Girardin learned about Marinoni because he was a bike collector. He bought a vintage bike and thought it had come from Europe but then learned it had been made in Montreal by Marinoni. For a few years Girardin would go to Marinoni’s bike shop and have bikes restored and talk to Marinoni about telling his story. Marinoni refused but eventually Girardin convinced him.
“Convincing him was one of the tough parts,” said Girardin.
When Marinoni was a champion racer in the 60s no footage was taken of him so he decided to participate to leave a legacy to his grandchildren, who are too young at the moment to understand the scope of his racing career.

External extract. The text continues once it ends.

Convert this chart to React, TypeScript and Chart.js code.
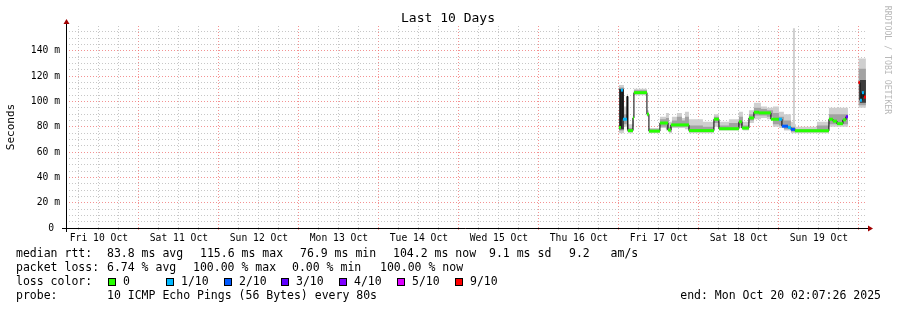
import React, { useEffect, useRef } from 'react';
import { Chart, registerables } from 'chart.js';

Chart.register(...registerables);

// ---- time axis (hours since Fri 10 Oct 00:00) ----
const START_H = 2.12; // Fri 10 Oct 02:07
const END_H = 242.12; // Mon 20 Oct 02:07
const dayLabels = ['Fri 10 Oct', 'Sat 11 Oct', 'Sun 12 Oct', 'Mon 13 Oct', 'Tue 14 Oct', 'Wed 15 Oct', 'Thu 16 Oct', 'Fri 17 Oct', 'Sat 18 Oct', 'Sun 19 Oct'];
const yMajorLabels = ['0 ', '20 m', '40 m', '60 m', '80 m', '100 m', '120 m', '140 m'];
const Y_MAX = 159.7;

// ---- median rtt runs (ms) with loss colour index ----
const runStart = [168.0, 168.6, 169.2, 170.4, 170.7, 172.2, 172.5, 176.4, 177.0, 180.3, 182.7, 183.6, 189.0, 196.5, 198.0, 204.0, 204.9, 207.0, 208.5, 210.0, 213.6, 216.0, 216.9, 218.7, 219.6, 220.8, 231.0, 232.2, 233.4, 235.2, 236.1, 239.85, 240.3, 240.9, 241.5];
const runEnd = [168.6, 169.2, 170.4, 170.7, 172.2, 172.5, 176.4, 177.0, 180.3, 182.7, 183.6, 189.0, 196.5, 198.0, 204.0, 204.9, 207.0, 208.5, 210.0, 213.6, 216.0, 216.9, 218.7, 219.6, 220.8, 231.0, 232.2, 233.4, 235.2, 236.1, 236.7, 240.3, 240.9, 241.5, 242.1];
const medianMs = [79.5, 109, 86, 104, 77, 87, 107, 90, 76.6, 83, 77.5, 81.5, 77, 86, 78.5, 84, 79, 87, 91.5, 91, 86, 86, 80.5, 79.5, 78, 76.8, 86, 84.5, 82.5, 85.5, 88, 115, 101, 107, 103.5];
const lossIdx = [0, 1, 1, -1, 0, 0, 0, 0, 0, 0, 0, 0, 0, 0, 0, 0, 0, 0, 0, 0, 0, 1, 2, 1, 2, 0, 0, 0, 0, 0, 3, 6, 1, 1, 6];

// ---- smoke (ms) ----
const smokeHours = [168.0, 169.5, 170.4, 170.7, 172.2, 172.5, 176.4, 177.0, 180.3, 182.1, 183.0, 183.9, 185.4, 186.9, 187.8, 189.0, 193.2, 196.5, 198.0, 201.0, 204.0, 205.2, 207.0, 208.5, 210.6, 212.4, 214.2, 216.0, 217.5, 219.6, 220.2, 220.8, 221.1, 227.4, 231.0, 236.7, 239.85];
const smokeLo = [75, 80, 76, 75, 77, 105, 88, 75, 79, 77, 75, 79, 79, 79, 78, 75, 75, 80, 77, 77, 79, 77, 83, 86, 87, 86, 80, 79, 77, 75, 75, 75, 75, 75, 80, null, 95];
const smokeHi = [113, 96, 106, 82, 90, 110, 93, 79, 88, 91, 84, 88, 91, 87, 92, 86, 84, 90, 84, 86, 92, 84, 93, 99, 96, 95, 96, 92, 90, 84, 158, 82, 80, 84, 95, null, 134];
const smokeMidLo = [77, 82, 78, 76, 80, 106, 89, 76, 80, 78, 76, 80, 80, 80, 80, 76, 76, 83, 78, 78, 81, 78, 85, 89, 89, 88, 82, 81, 78, 76, 76, 76, 76, 76, 82, null, 97];
const smokeMidHi = [111, 90, 104, 79, 88, 109, 91, 78, 86, 87, 80, 85, 88, 85, 88, 81, 80, 88, 81, 83, 88, 81, 90, 95, 94, 93, 91, 88, 85, 80, 80, 79, 78, 81, 90, null, 126];
const coreHours = [168.0, 169.5, 170.4, 170.7, 240.3];
const coreLo = [78, null, 78, null, 99];
const coreHi = [110, null, 104, null, 117];

const LOSS_COLORS = ['#26ff00', '#00b8ff', '#0059ff', '#5e00ff', '#7e00ff', '#dd00ff', '#ff0000'];
const lossLegend = ['0', '1/10', '2/10', '3/10', '4/10', '5/10', '9/10'];

const TITLE = 'Last 10 Days';
const Y_TITLE = 'Seconds';
const WATERMARK = 'RRDTOOL / TOBI OETIKER';
const rttItems = ['median rtt:', '83.8 ms avg', '115.6 ms max', '76.9 ms min', '104.2 ms now', '9.1 ms sd', '9.2   am/s'];
const lossItems = ['packet loss:', '6.74 % avg', '100.00 % max', '0.00 % min', '100.00 % now'];
const PROBE = '10 ICMP Echo Pings (56 Bytes) every 80s';
const END_TEXT = 'end: Mon Oct 20 02:07:26 2025';

const GRID = 'rgba(175,175,175,0.7)';
const MGRID = 'rgba(240,100,100,0.7)';
const MONO = 'DejaVu Sans Mono';

function stepPoints(hours: number[], values: (number | null)[], endH: number) {
  const pts: { x: number; y: number | null }[] = [];
  for (let i = 0; i < hours.length; i++) {
    if (values[i] == null) {
      pts.push({ x: hours[i], y: values[i - 1] as number });
      pts.push({ x: hours[i], y: null });
    } else {
      pts.push({ x: hours[i], y: values[i] });
    }
  }
  pts.push({ x: endH, y: values[values.length - 1] });
  return pts;
}

function medianLine() {
  const pts: { x: number; y: number | null }[] = [];
  for (let i = 0; i < runStart.length; i++) {
    pts.push({ x: runStart[i], y: medianMs[i] });
    const next = runStart[i + 1];
    if (next === undefined || Math.abs(next - runEnd[i]) > 1e-6) {
      pts.push({ x: runEnd[i], y: medianMs[i] });
      pts.push({ x: runEnd[i], y: null });
    }
  }
  return pts;
}

function colorSegments() {
  const pts: { x: number; y: number | null }[] = [];
  for (let i = 0; i < runStart.length; i++) {
    pts.push({ x: runStart[i], y: medianMs[i] });
    pts.push({ x: runEnd[i], y: medianMs[i] });
    pts.push({ x: runEnd[i], y: null });
  }
  return pts;
}

const decor = {
  id: 'decor',
  afterDraw(chart: any) {
    const ctx: CanvasRenderingContext2D = chart.ctx;
    const { left, right, top, bottom } = chart.chartArea;
    ctx.save();
    // axes
    ctx.strokeStyle = '#000';
    ctx.lineWidth = 1;
    ctx.beginPath();
    ctx.moveTo(left + 0.5, bottom + 4);
    ctx.lineTo(left + 0.5, top - 3);
    ctx.moveTo(left - 4, bottom + 0.5);
    ctx.lineTo(right + 3, bottom + 0.5);
    ctx.stroke();
    // arrows
    ctx.fillStyle = '#a00000';
    ctx.beginPath();
    ctx.moveTo(left + 0.5, top - 7);
    ctx.lineTo(left - 2.5, top - 2);
    ctx.lineTo(left + 3.5, top - 2);
    ctx.closePath();
    ctx.fill();
    ctx.beginPath();
    ctx.moveTo(right + 7, bottom + 0.5);
    ctx.lineTo(right + 2, bottom - 2.5);
    ctx.lineTo(right + 2, bottom + 3.5);
    ctx.closePath();
    ctx.fill();

    // title
    ctx.fillStyle = '#000';
    ctx.font = `13px ${MONO}`;
    ctx.textAlign = 'center';
    ctx.textBaseline = 'middle';
    ctx.fillText(TITLE, 448, 19);

    // y title
    ctx.save();
    ctx.translate(11, (top + bottom) / 2);
    ctx.rotate(-Math.PI / 2);
    ctx.font = `11px ${MONO}`;
    ctx.fillText(Y_TITLE, 0, 0);
    ctx.restore();

    // watermark
    ctx.save();
    ctx.translate(887, 60);
    ctx.rotate(Math.PI / 2);
    ctx.font = `8.2px ${MONO}`;
    ctx.fillStyle = '#b8b8b8';
    ctx.fillText(WATERMARK, 0, 0);
    ctx.restore();

    // legend
    ctx.font = `11.5px ${MONO}`;
    ctx.textAlign = 'left';
    ctx.fillStyle = '#000';
    const rttX = [16, 107, 200, 300, 393, 489, 569];
    rttItems.forEach((t, i) => ctx.fillText(t, rttX[i], 254));
    const lossX = [16, 107, 193, 292, 380];
    lossItems.forEach((t, i) => ctx.fillText(t, lossX[i], 268));
    ctx.fillText('loss color:', 16, 282);
    lossLegend.forEach((t, i) => {
      const bx = Math.round(108 + i * 57.8);
      ctx.fillStyle = LOSS_COLORS[i];
      ctx.fillRect(bx, 278, 8, 8);
      ctx.strokeStyle = '#000';
      ctx.strokeRect(bx + 0.5, 278.5, 7, 7);
      ctx.fillStyle = '#000';
      ctx.fillText(t, bx + 15, 282);
    });
    ctx.fillText('probe:', 16, 296);
    ctx.fillText(PROBE, 107, 296);
    ctx.textAlign = 'right';
    ctx.fillText(END_TEXT, 881, 296);
    ctx.restore();
  },
};

export default function App() {
  const ref = useRef<HTMLCanvasElement>(null);
  useEffect(() => {
    document.body.style.margin = '0';
    const canvas = ref.current!;
    const base = { pointRadius: 0, pointHoverRadius: 0, spanGaps: false };
    const datasets: any[] = [
      { ...base, data: stepPoints(smokeHours, smokeHi, 242.1), stepped: true, borderWidth: 0, borderColor: 'rgba(0,0,0,0)', backgroundColor: '#cfcfcf', fill: '+1', order: 30 },
      { ...base, data: stepPoints(smokeHours, smokeLo, 242.1), stepped: true, borderWidth: 0, borderColor: 'rgba(0,0,0,0)', fill: false, order: 30 },
      { ...base, data: stepPoints(smokeHours, smokeMidHi, 242.1), stepped: true, borderWidth: 0, borderColor: 'rgba(0,0,0,0)', backgroundColor: '#a2a2a2', fill: '+1', order: 20 },
      { ...base, data: stepPoints(smokeHours, smokeMidLo, 242.1), stepped: true, borderWidth: 0, borderColor: 'rgba(0,0,0,0)', fill: false, order: 20 },
      { ...base, data: stepPoints(coreHours, coreHi, 242.1), stepped: true, borderWidth: 0, borderColor: 'rgba(0,0,0,0)', backgroundColor: '#3c3c3c', fill: '+1', order: 10 },
      { ...base, data: stepPoints(coreHours, coreLo, 242.1), stepped: true, borderWidth: 0, borderColor: 'rgba(0,0,0,0)', fill: false, order: 10 },
      { ...base, data: medianLine(), stepped: true, borderWidth: 1, borderColor: '#000', fill: false, order: 2 },
      {
        ...base,
        data: colorSegments(),
        borderWidth: 3,
        borderCapStyle: 'butt',
        borderColor: '#26ff00',
        fill: false,
        order: 1,
        segment: {
          borderColor: (c: any) => {
            const li = lossIdx[Math.floor(c.p0DataIndex / 3)];
            return li >= 0 ? LOSS_COLORS[li] : 'rgba(0,0,0,0)';
          },
        },
      },
    ];

    const chart = new Chart(canvas, {
      type: 'line',
      data: { datasets },
      plugins: [decor],
      options: {
        responsive: false,
        animation: false,
        devicePixelRatio: 1,
        events: [],
        layout: { padding: { left: 0, top: 26, right: 31, bottom: 62 } },
        plugins: { legend: { display: false }, tooltip: { enabled: false }, title: { display: false } },
        elements: { line: { tension: 0 } },
        scales: {
          x: {
            type: 'linear',
            min: START_H,
            max: END_H,
            afterBuildTicks: (s: any) => {
              const t = [];
              for (let h = 6; h <= 240; h += 6) t.push({ value: h });
              s.ticks = t;
            },
            afterFit: (s: any) => { s.height = 20; },
            border: { display: false, dash: [1, 2] },
            grid: {
              color: (c: any) => (c.tick && Math.round(c.tick.value) % 24 === 0 ? MGRID : GRID),
              lineWidth: 1,
              drawTicks: true,
              tickLength: 2,
            },
            ticks: {
              autoSkip: false,
              maxRotation: 0,
              minRotation: 0,
              padding: 3,
              color: '#000',
              font: { family: MONO, size: 9.7 },
              callback: (v: any) => {
                const h = Math.round(Number(v));
                return h % 24 === 12 ? dayLabels[(h - 12) / 24] : '';
              },
            },
          },
          y: {
            type: 'linear',
            min: 0,
            max: Y_MAX,
            afterBuildTicks: (s: any) => {
              const t = [];
              for (let v = 0; v <= 155; v += 5) t.push({ value: v });
              s.ticks = t;
            },
            afterFit: (s: any) => { s.width = 66; },
            border: { display: false, dash: [1, 2] },
            grid: {
              color: (c: any) => (c.tick && Math.round(c.tick.value) % 20 === 0 ? MGRID : GRID),
              lineWidth: 1,
              drawTicks: false,
            },
            ticks: {
              autoSkip: false,
              padding: 6,
              color: '#000',
              font: { family: MONO, size: 9.7 },
              callback: (v: any) => {
                const n = Math.round(Number(v));
                return n % 20 === 0 ? yMajorLabels[n / 20] : '';
              },
            },
          },
        },
      } as any,
    });
    return () => chart.destroy();
  }, []);

  return (
    <div style={{ position: 'absolute', left: 0, top: 0, width: 897, height: 310 }}>
      <canvas ref={ref} width={897} height={310} style={{ display: 'block', width: 897, height: 310 }} />
    </div>
  );
}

“In the workshop he was really reluctant. That was the challenge of making the film. I had to earn his trust,” said Girardin.
At the heart of The Fire in the Frame is a good human story.
“I’ve seen people leave the film crying. It’s very emotional. It’s really just a fantastic story,” said Girardin.
Working with Marinoni convinced Girardin that no matter what, people need passion in their lives.
“He is always fully engaged in what he is doing. If you are not doing something that makes you tick you should find something that interests you,” said Girardin.
The film shows Sunday at 1, 4 and 7 p.m. and Monday at 7 p.m. Girardin will introduce the film and hold question-and-answer sessions after each showing. Tickets are $12 and are available at www.theatreone.org.